Temi Ojora

Personal information
- Nationality: British
- Born: Temitope Ojara 24 January 2002 (age 24)

Sport
- Sport: Athletics
- Event: Triple jump

Achievements and titles
- Personal best(s): Triple jump: 13.90m (Fayetteville, 2024) Long jump: 6.37m (Gainesville, 2023)

= Temi Ojora =

British athlete

Temi Ojora (born 24 January 2002) is a British track and field athlete who competes in the triple jump.

==Early life==
Ojora was schooled at Wycombe Abbey in Buckinghamshire, before later attending the University of Southern California in the United States.

==Career==
She is a member of Wycombe Abbey & Windsor Slough Eton & Hounslow Athletics Club. She won the 2017 and 2018 English Schools Championships in the high jump. She won the England U20 high jump title in 2019 with a personal best of 1.80 metres, in Bedford.

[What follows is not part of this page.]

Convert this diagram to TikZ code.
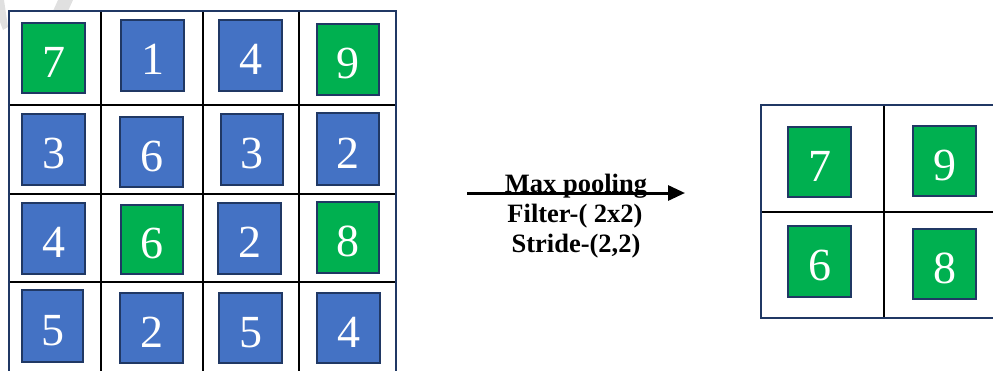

In her freshman year competing for the USC Trojans she finished in eighth place in the triple jump at the 2021 NCAA Outdoors Championships, as the Trojan women won the national title. She competed in Tallinn at the 2021 European Athletics U20 Championships and finished fourth in the triple jump.

She equalled her triple jump personal best of 13.66m to finish sixth at the 2023 NCAA Championships. She finished second at the 2023 British Athletics Championships in July 2023 in Manchester. She subsequently competed in Espoo at the 2023 European Athletics U23 Championships.

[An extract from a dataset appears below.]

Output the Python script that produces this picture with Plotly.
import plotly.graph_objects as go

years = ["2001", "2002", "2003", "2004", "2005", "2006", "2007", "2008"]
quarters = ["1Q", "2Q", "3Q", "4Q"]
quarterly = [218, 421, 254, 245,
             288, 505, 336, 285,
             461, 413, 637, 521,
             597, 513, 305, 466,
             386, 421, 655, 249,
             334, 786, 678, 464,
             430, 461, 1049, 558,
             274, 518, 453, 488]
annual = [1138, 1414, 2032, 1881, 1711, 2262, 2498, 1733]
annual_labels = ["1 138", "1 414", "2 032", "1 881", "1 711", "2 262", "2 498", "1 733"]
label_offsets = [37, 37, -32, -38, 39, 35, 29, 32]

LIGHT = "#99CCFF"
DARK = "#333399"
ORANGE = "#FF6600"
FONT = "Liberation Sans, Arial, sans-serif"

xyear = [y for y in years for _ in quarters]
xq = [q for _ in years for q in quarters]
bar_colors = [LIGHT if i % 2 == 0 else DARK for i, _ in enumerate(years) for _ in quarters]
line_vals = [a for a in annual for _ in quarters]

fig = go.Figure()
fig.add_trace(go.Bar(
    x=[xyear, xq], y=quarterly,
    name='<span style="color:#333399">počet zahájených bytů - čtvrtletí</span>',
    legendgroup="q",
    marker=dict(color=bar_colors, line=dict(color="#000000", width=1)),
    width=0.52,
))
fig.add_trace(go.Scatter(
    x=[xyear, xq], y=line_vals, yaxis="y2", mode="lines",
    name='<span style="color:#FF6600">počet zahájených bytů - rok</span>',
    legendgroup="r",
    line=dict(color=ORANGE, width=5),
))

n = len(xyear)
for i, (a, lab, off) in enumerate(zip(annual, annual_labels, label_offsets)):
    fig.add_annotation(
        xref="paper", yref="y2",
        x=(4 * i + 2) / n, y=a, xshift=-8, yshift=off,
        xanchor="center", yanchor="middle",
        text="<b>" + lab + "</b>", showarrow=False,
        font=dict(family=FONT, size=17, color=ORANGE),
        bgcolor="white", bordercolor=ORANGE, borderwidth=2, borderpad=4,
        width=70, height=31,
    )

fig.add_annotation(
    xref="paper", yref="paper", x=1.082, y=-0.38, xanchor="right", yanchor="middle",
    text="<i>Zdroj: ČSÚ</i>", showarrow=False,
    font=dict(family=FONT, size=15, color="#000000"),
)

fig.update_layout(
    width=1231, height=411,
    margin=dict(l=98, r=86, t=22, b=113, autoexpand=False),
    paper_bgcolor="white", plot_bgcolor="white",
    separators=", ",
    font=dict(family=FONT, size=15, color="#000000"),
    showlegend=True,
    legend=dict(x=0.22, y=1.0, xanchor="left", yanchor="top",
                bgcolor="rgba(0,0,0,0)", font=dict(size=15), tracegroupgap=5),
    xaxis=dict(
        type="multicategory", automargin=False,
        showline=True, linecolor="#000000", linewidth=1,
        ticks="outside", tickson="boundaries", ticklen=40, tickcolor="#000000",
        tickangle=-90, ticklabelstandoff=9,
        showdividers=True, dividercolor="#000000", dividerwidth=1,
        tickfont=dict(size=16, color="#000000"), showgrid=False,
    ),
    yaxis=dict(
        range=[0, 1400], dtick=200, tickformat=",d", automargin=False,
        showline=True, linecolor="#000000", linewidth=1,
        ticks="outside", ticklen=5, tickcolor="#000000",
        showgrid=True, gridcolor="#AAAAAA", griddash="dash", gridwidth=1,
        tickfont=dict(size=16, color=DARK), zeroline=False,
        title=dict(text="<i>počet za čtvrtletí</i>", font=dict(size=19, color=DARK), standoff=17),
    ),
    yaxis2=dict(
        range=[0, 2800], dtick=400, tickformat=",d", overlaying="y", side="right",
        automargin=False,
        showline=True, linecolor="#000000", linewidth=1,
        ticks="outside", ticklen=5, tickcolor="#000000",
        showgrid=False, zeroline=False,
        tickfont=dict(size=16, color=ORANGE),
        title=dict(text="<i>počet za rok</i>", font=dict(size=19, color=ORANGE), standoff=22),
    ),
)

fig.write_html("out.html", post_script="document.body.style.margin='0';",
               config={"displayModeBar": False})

In May 2024, she set a new personal best of 13.90 metres in Fayetteville, Arkansas. She finished second at the 2024 British Athletics Championships in Manchester with a distance of 13.26 metres.

In March 2025, she finished third at the 2025 NCAA Indoor Championships with a jump of 13.70 metres.

==Personal life==
Born to Nigerian parents Ngozi and Adeyinka Ojora, her brother Tade Ojora is also an international athlete. Their ancestry is in the Ojora Royal Family of Lagos.